------ INPUT RECORDS ------

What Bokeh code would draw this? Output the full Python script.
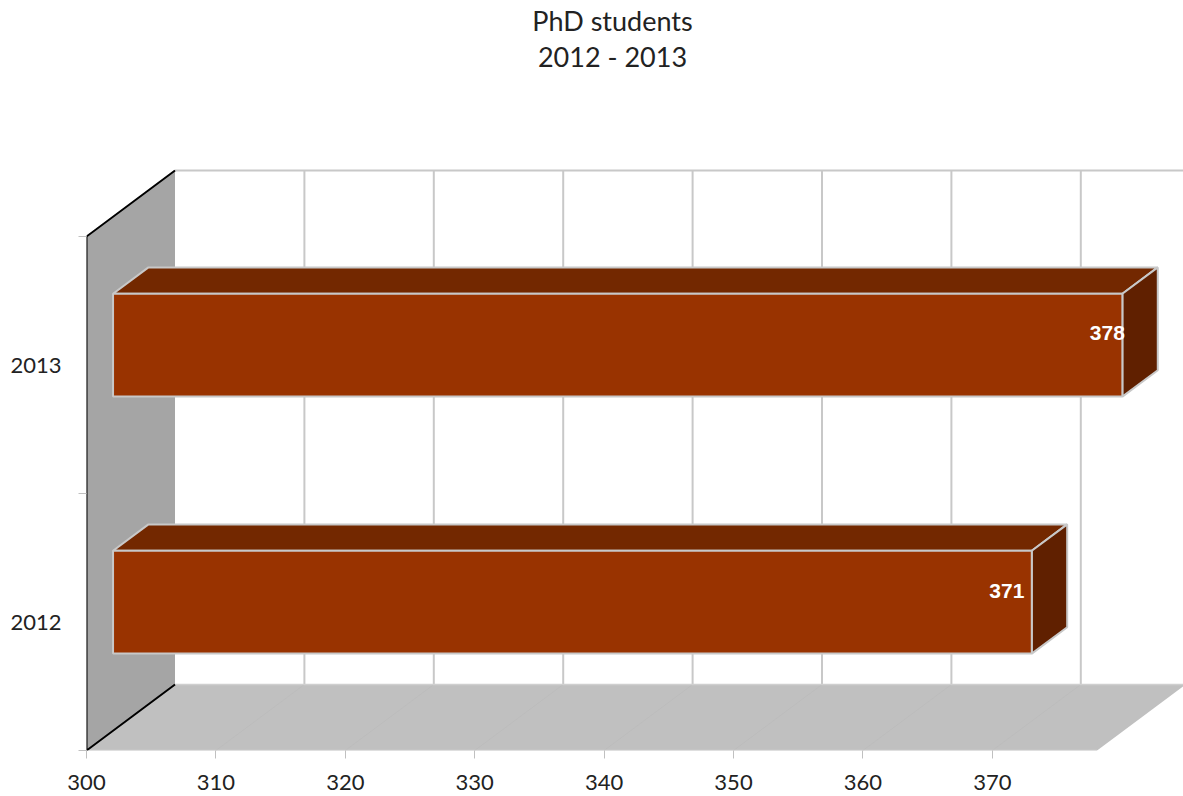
from bokeh.embed import file_html
from bokeh.resources import INLINE
from bokeh.plotting import figure
from bokeh.models import Range1d, FixedTicker, Label, ColumnDataSource

# ---- data
title_lines = ["PhD students", "2012 - 2013"]
categories = ["2012", "2013"]
students = [371, 378]
x_ticks = [300, 310, 320, 330, 340, 350, 360, 370]
x_base = 300
x_end = 378.1

# ---- 3D projection (in axis units)
PX_X = 12.94          # pixels per student
PX_Y = 257.0          # pixels per category band
DX = 88.5 / PX_X      # chart depth along x
DY = 66.0 / PX_Y      # chart depth along y
GAP = 0.3             # gap on each side of a bar, in band and depth fractions
SIZE = 0.4            # bar thickness, in band and depth fractions

FRONT = "#993300"
TOP = "#732800"
SIDE = "#602000"
EDGE = "#c8c8c8"

FIG_W, FIG_H = 1183, 796
LEFT, BOTTOM = 86, 46
x0 = x_base
y1 = (FIG_H - BOTTOM) / PX_Y

p = figure(width=FIG_W, height=FIG_H, output_backend="svg", toolbar_location=None,
           x_range=Range1d(x0, x0 + (FIG_W - LEFT) / PX_X), y_range=Range1d(0, y1),
           min_border_left=LEFT, min_border_right=0, min_border_top=0, min_border_bottom=BOTTOM,
           outline_line_color=None, background_fill_color="white", border_fill_color="white")
p.grid.visible = False

n = len(categories)

# floor
p.patch([x_base, x_end, x_end + DX, x_base + DX], [0, 0, DY, DY], fill_color="#c0c0c0", line_color=None)
# left wall
p.patch([x_base, x_base + DX, x_base + DX, x_base], [0, DY, n + DY, n], fill_color="#a5a5a5", line_color=None)

# back wall grid + floor grid
for t in x_ticks[1:]:
    p.line([t + DX, t + DX], [DY, n + DY], line_color=EDGE, line_width=2)
    p.line([t, t + DX], [0, DY], line_color="#bcbcbc", line_width=1)
p.line([x_base + DX, x_end + DX], [n + DY, n + DY], line_color=EDGE, line_width=2)
p.line([x_base + DX, x_end + DX], [DY, DY], line_color="#cfcfcf", line_width=1.5)
p.line([x_base, x_end], [0, 0], line_color="#d0d0d0", line_width=1.5)

# wall outline
p.line([x_base + DX, x_base, x_base, x_base + DX], [n + DY, n, 0, DY], line_color="black", line_width=2)

# 3D bars
for i, v in enumerate(students):
    left = x_base + GAP * DX
    right = v + GAP * DX
    bottom = i + GAP + GAP * DY
    top = i + GAP + SIZE + GAP * DY
    dx, dy = SIZE * DX, SIZE * DY
    faces = ColumnDataSource(dict(
        xs=[[left, right, right + dx, left + dx],
            [right, right + dx, right + dx, right],
            [left, right, right, left]],
        ys=[[top, top, top + dy, top + dy],
            [bottom, bottom + dy, top + dy, top],
            [bottom, bottom, top, top]],
        c=[TOP, SIDE, FRONT],
    ))
    p.patches("xs", "ys", source=faces, fill_color="c", line_color=EDGE, line_width=2)

# value labels
label_dx = [-25, -15]
label_dy = [11, 12]
for i, v in enumerate(students):
    p.add_layout(Label(x=v + GAP * DX, y=i + 0.5 + GAP * DY, text=str(v),
                       x_offset=label_dx[i], y_offset=label_dy[i],
                       text_align="center", text_baseline="middle",
                       text_color="white", text_font="Liberation Sans", text_font_style="bold",
                       text_font_size="21px"))

# title
for line, py in zip(title_lines, (20, 56)):
    p.add_layout(Label(x=x_base + (612 - 86) / PX_X, y=(750 - py) / PX_Y, text=line,
                       text_align="center", text_baseline="middle", text_color="#222222",
                       text_font="Lato", text_font_size="27px"))

# axes
xa = p.xaxis[0]
xa.ticker = FixedTicker(ticks=x_ticks)
xa.axis_line_color = None
xa.major_tick_line_color = "#c0c0c0"
xa.major_tick_out = 8
xa.major_tick_in = 0
xa.minor_tick_line_color = None
xa.major_label_standoff = 16
xa.major_label_text_font = "Lato"
xa.major_label_text_font_size = "22px"
xa.major_label_text_color = "#222222"

ya = p.yaxis[0]
ya.ticker = FixedTicker(ticks=[i + 0.5 for i in range(n)], minor_ticks=list(range(n + 1)))
ya.major_label_overrides = {i + 0.5: c for i, c in enumerate(categories)}
ya.axis_line_color = None
ya.major_tick_line_color = None
ya.major_tick_out = 0
ya.major_tick_in = 0
ya.minor_tick_line_color = "#c0c0c0"
ya.minor_tick_out = 8
ya.minor_tick_in = 0
ya.major_label_standoff = 17
ya.major_label_text_font = "Lato"
ya.major_label_text_font_size = "22px"
ya.major_label_text_color = "#222222"

open("out.html", "w").write(file_html(p, INLINE))
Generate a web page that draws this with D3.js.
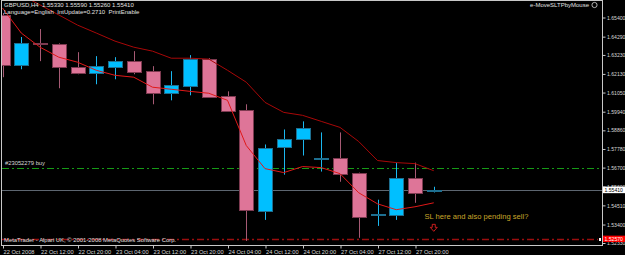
<!DOCTYPE html>
<html>
<head>
<meta charset="utf-8">
<script src="https://cdn.jsdelivr.net/npm/d3@7"></script>
<style>
  html, body { margin: 0; padding: 0; background: #000; }
  svg { display: block; }
  text { font-family: "Liberation Sans", Arial, sans-serif; }
</style>
</head>
<body>
<svg id="chart"></svg>
<script>
// GBPUSD H4 bars, one entry per bar (bar 0 = 22 Oct 04:00)
const opens  = [1.6555, 1.6264, 1.6390, 1.6386, 1.6252, 1.6217, 1.6252, 1.6287, 1.6229, 1.6101, 1.6141, 1.6299,
                1.6083, 1.6002, 1.5420, 1.5786, 1.5833, 1.5722, 1.5728, 1.5641, 1.5396, 1.5396, 1.5612, 1.5533]
const highs  = [1.6566, 1.6427, 1.6473, 1.6390, 1.6339, 1.6316, 1.6310, 1.6345, 1.6258, 1.6229, 1.6322, 1.6304,
                1.6112, 1.6037, 1.5804, 1.5891, 1.5938, 1.5874, 1.5874, 1.5641, 1.5484, 1.5699, 1.5699, 1.5559]
const lows   = [1.6194, 1.6240, 1.6287, 1.6130, 1.6211, 1.6153, 1.6182, 1.6211, 1.6037, 1.6060, 1.6089, 1.6077,
                1.5996, 1.5245, 1.5367, 1.5629, 1.5740, 1.5647, 1.5588, 1.5263, 1.5332, 1.5367, 1.5466, 1.5526]
const closes = [1.6264, 1.6392, 1.6386, 1.6252, 1.6217, 1.6258, 1.6287, 1.6223, 1.6101, 1.6147, 1.6299, 1.6077,
                1.5996, 1.5420, 1.5786, 1.5833, 1.5897, 1.5725, 1.5635, 1.5385, 1.5402, 1.5612, 1.5524, 1.5541]

// indicator lines
const upperLine = [1.6729, 1.6671, 1.6613, 1.6555, 1.6496, 1.6450, 1.6403, 1.6368, 1.6345, 1.6304, 1.6304, 1.6299,
                   1.6234, 1.6165, 1.6048, 1.5990, 1.5973, 1.5938, 1.5903, 1.5821, 1.5711, 1.5699, 1.5693, 1.5652]
const lowerLine = [1.6595, 1.6450, 1.6368, 1.6310, 1.6281, 1.6234, 1.6205, 1.6194, 1.6136, 1.6124, 1.6112, 1.6101,
                   1.6060, 1.5798, 1.5664, 1.5641, 1.5676, 1.5670, 1.5635, 1.5524, 1.5460, 1.5426, 1.5443, 1.5466]

const timeTickBars = [0, 2, 4, 6, 8, 10, 12, 14, 16, 18, 20, 22]
const timeTickLabels = ["22 Oct 2008", "22 Oct 12:00", "22 Oct 20:00", "23 Oct 04:00", "23 Oct 12:00", "23 Oct 20:00",
                        "24 Oct 04:00", "24 Oct 12:00", "24 Oct 20:00", "27 Oct 04:00", "27 Oct 12:00", "27 Oct 20:00"]
const priceTicks = [1.65400, 1.64290, 1.63230, 1.62130, 1.61050, 1.59940, 1.58860, 1.57780, 1.56700,
                    1.55600, 1.54510, 1.53400, 1.52330]

const bidPrice = 1.55410
const buyPrice = 1.56700
const slPrice = 1.52570
const arrowBar = 23
const arrowPrice = 1.5318
const noteBar = 22.5
const notePrice = 1.5370

const w = 625
const h = 255
const plot = { left: 2, right: 602, top: 1, bottom: 245 }

const x = d3.scaleLinear().domain([0, 32]).range([2.5, 602.5])
const y = d3.scaleLinear().domain([1.5233, 1.654]).range([243, 17.5])

const svg = d3.select("#chart")
    .attr("width", w)
    .attr("height", h)
    .attr("viewBox", `0 0 ${w} ${h}`)

svg.append("rect").attr("width", w).attr("height", h).attr("fill", "#000")

svg.append("clipPath").attr("id", "clip")
    .append("rect")
    .attr("x", plot.left).attr("y", plot.top)
    .attr("width", plot.right - plot.left).attr("height", plot.bottom - plot.top)

const g = svg.append("g").attr("clip-path", "url(#clip)")

// bid line
g.append("line")
    .attr("x1", plot.left).attr("x2", plot.right)
    .attr("y1", Math.round(y(bidPrice)) + 0.5).attr("y2", Math.round(y(bidPrice)) + 0.5)
    .attr("stroke", "#5d6670").attr("stroke-width", 1)

// order line
g.append("line")
    .attr("x1", plot.left).attr("x2", plot.right)
    .attr("y1", Math.round(y(buyPrice)) + 0.5).attr("y2", Math.round(y(buyPrice)) + 0.5)
    .attr("stroke", "#169a16").attr("stroke-width", 1)
    .attr("stroke-dasharray", "7,3,2,3")

g.append("text")
    .attr("x", 5).attr("y", y(buyPrice) - 3)
    .attr("fill", "#d8d8d8").style("font-size", "5.8px")
    .text("#23052279 buy")

// stop loss line
g.append("line")
    .attr("x1", plot.left).attr("x2", plot.right - 4)
    .attr("y1", Math.round(y(slPrice)) + 0.5).attr("y2", Math.round(y(slPrice)) + 0.5)
    .attr("stroke", "#9a0e0e").attr("stroke-width", 1.6)
    .attr("stroke-dasharray", "7,3,2,3")
g.append("rect")
    .attr("x", plot.right - 3).attr("y", Math.round(y(slPrice)) - 1)
    .attr("width", 2).attr("height", 3)
    .attr("fill", "#fff")

const bars = d3.range(opens.length).map(i => ({
    i, o: opens[i], h: highs[i], l: lows[i], c: closes[i], up: closes[i] >= opens[i]
}))

const bull = { fill: "#00BFFF", stroke: "#1e6f90", wick: "#1bb8f0" }
const bear = { fill: "#DE7598", stroke: "#7d3a50", wick: "#a65a74" }

// wicks
g.selectAll(".wick")
    .data(bars)
    .enter()
    .append("line")
    .attr("class", "wick")
    .attr("x1", d => Math.round(x(d.i)) + 0.5)
    .attr("x2", d => Math.round(x(d.i)) + 0.5)
    .attr("y1", d => y(d.h))
    .attr("y2", d => y(d.l))
    .attr("stroke", d => d.up ? bull.wick : bear.wick)
    .attr("stroke-width", 1)

// bodies
g.selectAll(".body")
    .data(bars)
    .enter()
    .append("rect")
    .attr("class", "body")
    .attr("x", d => Math.round(x(d.i)) - 6.5)
    .attr("width", 14)
    .attr("y", d => Math.round(Math.min(y(d.o), y(d.c))) + 0.5)
    .attr("height", d => Math.max(1, Math.round(Math.abs(y(d.o) - y(d.c)))))
    .attr("fill", d => d.up ? bull.fill : bear.fill)
    .attr("stroke", d => d.up ? bull.stroke : bear.stroke)
    .attr("stroke-width", 1)

// indicator lines
const lineGen = d3.line().x((d, i) => x(i)).y(d => y(d))
g.append("path")
    .attr("d", lineGen(upperLine))
    .attr("fill", "none").attr("stroke", "#a80808").attr("stroke-width", 1)
g.append("path")
    .attr("d", lineGen(lowerLine))
    .attr("fill", "none").attr("stroke", "#e01818").attr("stroke-width", 1)

// annotation
g.append("text")
    .attr("x", x(noteBar)).attr("y", y(notePrice))
    .attr("fill", "#c9a62a").style("font-size", "7.6px")
    .text("SL here and also pending sell?")

const ax = x(arrowBar)
const ay = y(arrowPrice)
g.append("path")
    .attr("d", `M${ax - 1.5},${ay - 4} h3 v3 h2 l-3.5,4 l-3.5,-4 h2 z`)
    .attr("fill", "none").attr("stroke", "#e02020").attr("stroke-width", 0.9)

// info text
svg.append("text")
    .attr("x", 4).attr("y", 7.3)
    .attr("fill", "#e0e0e0").style("font-size", "6px")
    .attr("xml:space", "preserve")
    .text(`GBPUSD,H4  ${opens[23].toFixed(5)} ${highs[23].toFixed(5)} ${lows[23].toFixed(5)} ${closes[23].toFixed(5)}`)
svg.append("text")
    .attr("x", 4).attr("y", 14)
    .attr("fill", "#e0e0e0").style("font-size", "6px")
    .attr("xml:space", "preserve")
    .text("Language=English  IntUpdate=0.2710  PrintEnable")

svg.append("text")
    .attr("x", 589).attr("y", 7)
    .attr("text-anchor", "end")
    .attr("fill", "#e0e0e0").style("font-size", "6px")
    .text("e-MoveSLTPbyMouse")
svg.append("circle")
    .attr("cx", 594.5).attr("cy", 5).attr("r", 2.6)
    .attr("fill", "none").attr("stroke", "#d8d8d8").attr("stroke-width", 0.8)

svg.append("text")
    .attr("x", 4).attr("y", 242)
    .attr("fill", "#e0e0e0").style("font-size", "5.9px")
    .text("MetaTrader - Alpari UK, © 2001-2008 MetaQuotes Software Corp.")

// frame
svg.append("rect")
    .attr("x", plot.left - 0.5).attr("y", plot.top - 0.5)
    .attr("width", plot.right - plot.left + 1).attr("height", plot.bottom - plot.top + 1)
    .attr("fill", "none").attr("stroke", "#c8c8c8").attr("stroke-width", 1)

// price axis
const yAxis = svg.append("g")
    .attr("class", "y axis")
    .attr("transform", `translate(${plot.right + 0.5}, 0)`)
    .call(d3.axisRight(y).tickValues(priceTicks).tickSize(3).tickPadding(1.5).tickFormat(d => d.toFixed(5)))
yAxis.select(".domain").remove()
yAxis.selectAll("line").attr("stroke", "#c8c8c8")
yAxis.selectAll("text")
    .attr("fill", "#d8d8d8")
    .style("font-size", "5.1px")
    .style("font-family", "'Liberation Sans', Arial, sans-serif")

// time axis
const xAxis = svg.append("g")
    .attr("class", "x axis")
    .attr("transform", `translate(0, ${plot.bottom + 0.5})`)
    .call(d3.axisBottom(x).tickValues(timeTickBars).tickSize(3).tickFormat((d, i) => timeTickLabels[i]))
xAxis.select(".domain").remove()
xAxis.selectAll("line").attr("stroke", "#c8c8c8").attr("transform", "translate(0.5,0)")
xAxis.selectAll("text")
    .attr("fill", "#d8d8d8")
    .attr("text-anchor", "start")
    .attr("x", 0.5)
    .attr("y", 4)
    .attr("dy", "0.72em")
    .style("font-size", "5.7px")
    .style("font-family", "'Liberation Sans', Arial, sans-serif")

// bid and stop loss price labels
const bidY = y(bidPrice)
svg.append("rect")
    .attr("x", plot.right + 1).attr("y", bidY - 3.3)
    .attr("width", 22).attr("height", 6.6)
    .attr("fill", "#fff")
svg.append("text")
    .attr("x", plot.right + 2.5).attr("y", bidY).attr("dy", "0.35em")
    .attr("fill", "#000").style("font-size", "5.1px")
    .text(bidPrice.toFixed(5))

const slY = y(slPrice)
svg.append("rect")
    .attr("x", plot.right + 1).attr("y", slY - 3.2)
    .attr("width", 23).attr("height", 6.4)
    .attr("fill", "#ff0000")
svg.append("text")
    .attr("x", plot.right + 2.5).attr("y", slY).attr("dy", "0.35em")
    .attr("fill", "#fff").style("font-size", "5.1px")
    .text(slPrice.toFixed(5))
</script>
</body>
</html>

------

*YOUR TASK*.
Reproduce the records word for word, please, from their first line up to and including the line that contains "from bokeh.models import", but no pictures.

*EXERCISE ANSWER*.
What Bokeh code would draw this? Output the full Python script.
from bokeh.embed import file_html
from bokeh.resources import INLINE
from bokeh.plotting import figure
from bokeh.models import Range1d, FixedTicker, Label, ColumnDataSource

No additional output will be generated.